# [Data for this task]
----

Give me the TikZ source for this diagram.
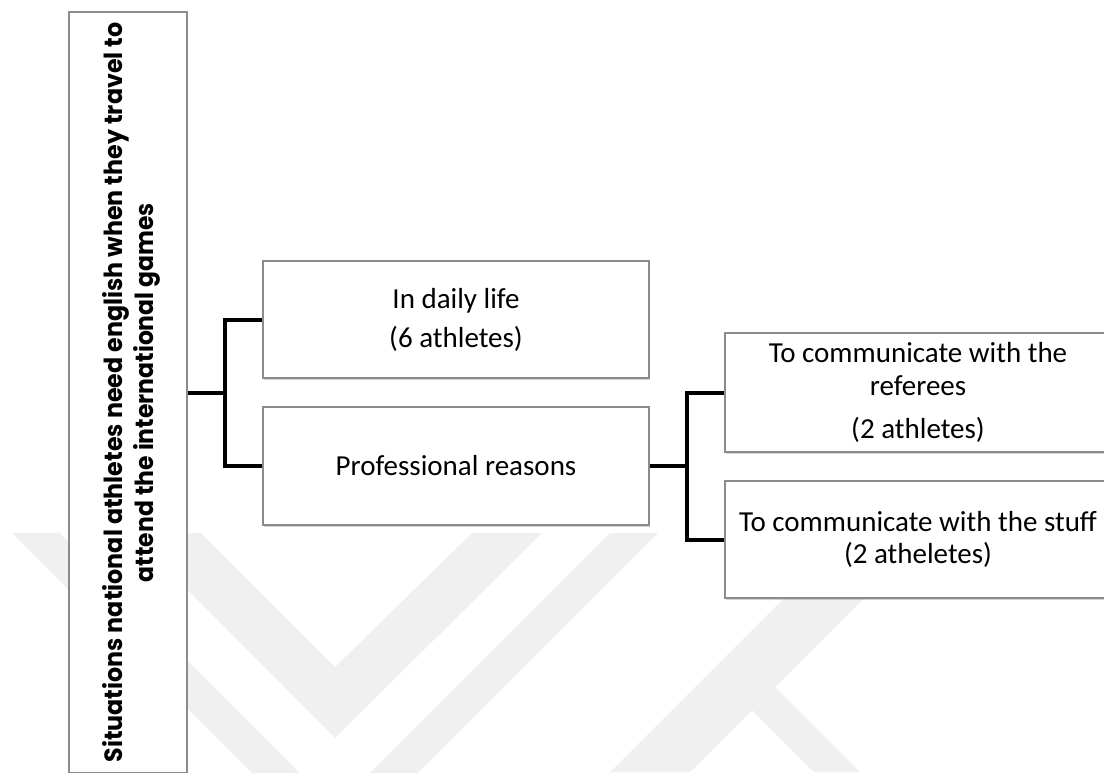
\documentclass[tikz,border=0pt]{standalone}
\usepackage{fontspec}
\setmainfont{Carlito}
\newfontfamily\titlefont{Poppins}
\usetikzlibrary{shadows}
\begin{document}
\begin{tikzpicture}[x=1pt,y=-1pt,
  wm/.style={fill=black!6, draw=none},
  box/.style={rectangle, draw=black!45, line width=1.1pt, fill=white, inner sep=0pt,
    drop shadow={shadow xshift=1.2pt, shadow yshift=-2.4pt, opacity=0.35}},
  lbl/.style={font=\fontsize{29}{33}\selectfont, align=center},
  conn/.style={line width=4pt, line join=miter},
  titleline/.style={rotate=90, anchor=base, inner sep=0pt, font=\titlefont\bfseries\fontsize{26}{30}\selectfont}]
\useasboundingbox (0,0) rectangle (1104,772);
\clip (0,0) rectangle (1104,772);

% faint watermark in the background
\fill[wm] (12,533) -- (60,533) -- (335,808) -- (610,533) -- (658,533) -- (335,856) -- cycle;
\fill[wm] (131,533) -- (201,533) -- (335,667) -- (472,533) -- (542,533) -- (335,738) -- cycle;
\fill[wm] (849,533) -- (929,533) -- (690,772) -- (610,772) -- cycle;
\fill[wm] (775,687) -- (860,772) -- (814,772) -- (752,710) -- cycle;

% root box with the rotated heading
\node[box, minimum width=118pt, minimum height=761pt] (root) at (128,392.5) {};
\node[titleline] (head1) at (122,392.5)
  {\resizebox{740pt}{20pt}{Situations national athletes need english when they travel to}};
\node[titleline] (head2) at (153,392.5)
  {\resizebox{379pt}{20pt}{attend the international games}};

% second level
\node[box, lbl, minimum width=386pt, minimum height=117pt] (daily) at (456,319.5)
  {In daily life\\[6pt](6 athletes)};
\node[box, lbl, minimum width=386pt, minimum height=118pt] (prof) at (456,466)
  {Professional reasons};

% third level
\node[box, lbl, minimum width=386pt, minimum height=119pt] (referees) at (918,392.5)
  {To communicate with the\\referees\\[10pt](2 athletes)};
\node[box, lbl, minimum width=386pt, minimum height=117pt] (staff) at (918,539.5)
  {To communicate with the stuff\\[-1pt](2 atheletes)};

% connectors
\coordinate (j1) at (225,392.75);
\coordinate (j2) at (687,466);
\draw[conn] (root.east |- j1) -- (j1);
\draw[conn] (daily.west) -| (j1) |- (prof.west);
\draw[conn] (prof.east) -- (j2);
\draw[conn] (referees.west) -| (j2) |- (staff.west);
\end{tikzpicture}
\end{document}
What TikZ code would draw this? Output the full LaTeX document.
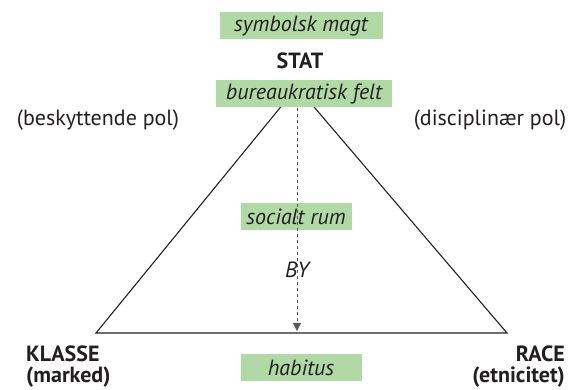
\documentclass[tikz,border=0pt]{standalone}
\usepackage{fontspec}
\setmainfont{PT Sans}
\usetikzlibrary{arrows.meta}
\definecolor{boxgreen}{HTML}{B0D9A5}
\definecolor{ink}{HTML}{231F20}
\begin{document}
\begin{tikzpicture}[x=1pt,y=-1pt,
  every node/.style={text=ink,font=\fontsize{22}{26}\selectfont,inner sep=0pt},
  gbox/.style={fill=boxgreen,minimum height=27,font=\fontsize{22}{26}\selectfont\itshape},
  vlabel/.style={font=\fontsize{22}{26}\selectfont\bfseries}]
\useasboundingbox (0,0) rectangle (571,390);
\coordinate (apex) at (297,87);
\coordinate (lv) at (96,333);
\coordinate (rv) at (507,333);
\draw[ink,line width=1.1] (apex) -- (lv) -- (rv) -- cycle;
\node[gbox,minimum width=163] (sym) at (301,26) {symbolsk magt};
\node[vlabel] (stat) at (300,61) {STAT};
\node[gbox,minimum width=176] (bur) at (304,94) {bureaukratisk felt};
\node[gbox,minimum width=111] (soc) at (296,217) {socialt rum};
\node[font=\fontsize{22}{26}\selectfont\itshape] (by) at (297,270) {BY};
\node[gbox,minimum width=121] (hab) at (301,368) {habitus};
\coordinate (arrend) at (297,331);
\draw[gray!70!black,dashed,line width=0.8,-{Triangle[width=8,length=8]}] (bur.south -| apex) -- (arrend);
\node (besk) at (98,120) {(beskyttende pol)};
\node (disc) at (490,120) {(disciplinær pol)};
\node[vlabel,anchor=west] (klasse) at (26,354) {KLASSE};
\node[vlabel,anchor=west] (marked) at (26,377) {(marked)};
\node[vlabel,anchor=east] (race) at (565,354) {RACE};
\node[vlabel,anchor=east] (etn) at (565,377) {(etnicitet)};
\end{tikzpicture}
\end{document}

----

# [Stated goal]
Every entry above needs to be retyped exactly; drop the pictures.

# [Response below]
Give me the TikZ source for this diagram.
\documentclass[tikz,border=0pt]{standalone}
\usepackage{fontspec}
\setmainfont{Carlito}
\newfontfamily\titlefont{Poppins}
\usetikzlibrary{shadows}
\begin{document}
\begin{tikzpicture}[x=1pt,y=-1pt,
  wm/.style={fill=black!6, draw=none},
  box/.style={rectangle, draw=black!45, line width=1.1pt, fill=white, inner sep=0pt,
    drop shadow={shadow xshift=1.2pt, shadow yshift=-2.4pt, opacity=0.35}},
  lbl/.style={font=\fontsize{29}{33}\selectfont, align=center},
  conn/.style={line width=4pt, line join=miter},
  titleline/.style={rotate=90, anchor=base, inner sep=0pt, font=\titlefont\bfseries\fontsize{26}{30}\selectfont}]
\useasboundingbox (0,0) rectangle (1104,772);
\clip (0,0) rectangle (1104,772);

% faint watermark in the background
\fill[wm] (12,533) -- (60,533) -- (335,808) -- (610,533) -- (658,533) -- (335,856) -- cycle;
\fill[wm] (131,533) -- (201,533) -- (335,667) -- (472,533) -- (542,533) -- (335,738) -- cycle;
\fill[wm] (849,533) -- (929,533) -- (690,772) -- (610,772) -- cycle;
\fill[wm] (775,687) -- (860,772) -- (814,772) -- (752,710) -- cycle;

% root box with the rotated heading
\node[box, minimum width=118pt, minimum height=761pt] (root) at (128,392.5) {};
\node[titleline] (head1) at (122,392.5)
  {\resizebox{740pt}{20pt}{Situations national athletes need english when they travel to}};
\node[titleline] (head2) at (153,392.5)
  {\resizebox{379pt}{20pt}{attend the international games}};

% second level
\node[box, lbl, minimum width=386pt, minimum height=117pt] (daily) at (456,319.5)
  {In daily life\\[6pt](6 athletes)};
\node[box, lbl, minimum width=386pt, minimum height=118pt] (prof) at (456,466)
  {Professional reasons};

% third level
\node[box, lbl, minimum width=386pt, minimum height=119pt] (referees) at (918,392.5)
  {To communicate with the\\referees\\[10pt](2 athletes)};
\node[box, lbl, minimum width=386pt, minimum height=117pt] (staff) at (918,539.5)
  {To communicate with the stuff\\[-1pt](2 atheletes)};

% connectors
\coordinate (j1) at (225,392.75);
\coordinate (j2) at (687,466);
\draw[conn] (root.east |- j1) -- (j1);
\draw[conn] (daily.west) -| (j1) |- (prof.west);
\draw[conn] (prof.east) -- (j2);
\draw[conn] (referees.west) -| (j2) |- (staff.west);
\end{tikzpicture}
\end{document}
What TikZ code would draw this? Output the full LaTeX document.
\documentclass[tikz,border=0pt]{standalone}
\usepackage{fontspec}
\setmainfont{PT Sans}
\usetikzlibrary{arrows.meta}
\definecolor{boxgreen}{HTML}{B0D9A5}
\definecolor{ink}{HTML}{231F20}
\begin{document}
\begin{tikzpicture}[x=1pt,y=-1pt,
  every node/.style={text=ink,font=\fontsize{22}{26}\selectfont,inner sep=0pt},
  gbox/.style={fill=boxgreen,minimum height=27,font=\fontsize{22}{26}\selectfont\itshape},
  vlabel/.style={font=\fontsize{22}{26}\selectfont\bfseries}]
\useasboundingbox (0,0) rectangle (571,390);
\coordinate (apex) at (297,87);
\coordinate (lv) at (96,333);
\coordinate (rv) at (507,333);
\draw[ink,line width=1.1] (apex) -- (lv) -- (rv) -- cycle;
\node[gbox,minimum width=163] (sym) at (301,26) {symbolsk magt};
\node[vlabel] (stat) at (300,61) {STAT};
\node[gbox,minimum width=176] (bur) at (304,94) {bureaukratisk felt};
\node[gbox,minimum width=111] (soc) at (296,217) {socialt rum};
\node[font=\fontsize{22}{26}\selectfont\itshape] (by) at (297,270) {BY};
\node[gbox,minimum width=121] (hab) at (301,368) {habitus};
\coordinate (arrend) at (297,331);
\draw[gray!70!black,dashed,line width=0.8,-{Triangle[width=8,length=8]}] (bur.south -| apex) -- (arrend);
\node (besk) at (98,120) {(beskyttende pol)};
\node (disc) at (490,120) {(disciplinær pol)};
\node[vlabel,anchor=west] (klasse) at (26,354) {KLASSE};
\node[vlabel,anchor=west] (marked) at (26,377) {(marked)};
\node[vlabel,anchor=east] (race) at (565,354) {RACE};
\node[vlabel,anchor=east] (etn) at (565,377) {(etnicitet)};
\end{tikzpicture}
\end{document}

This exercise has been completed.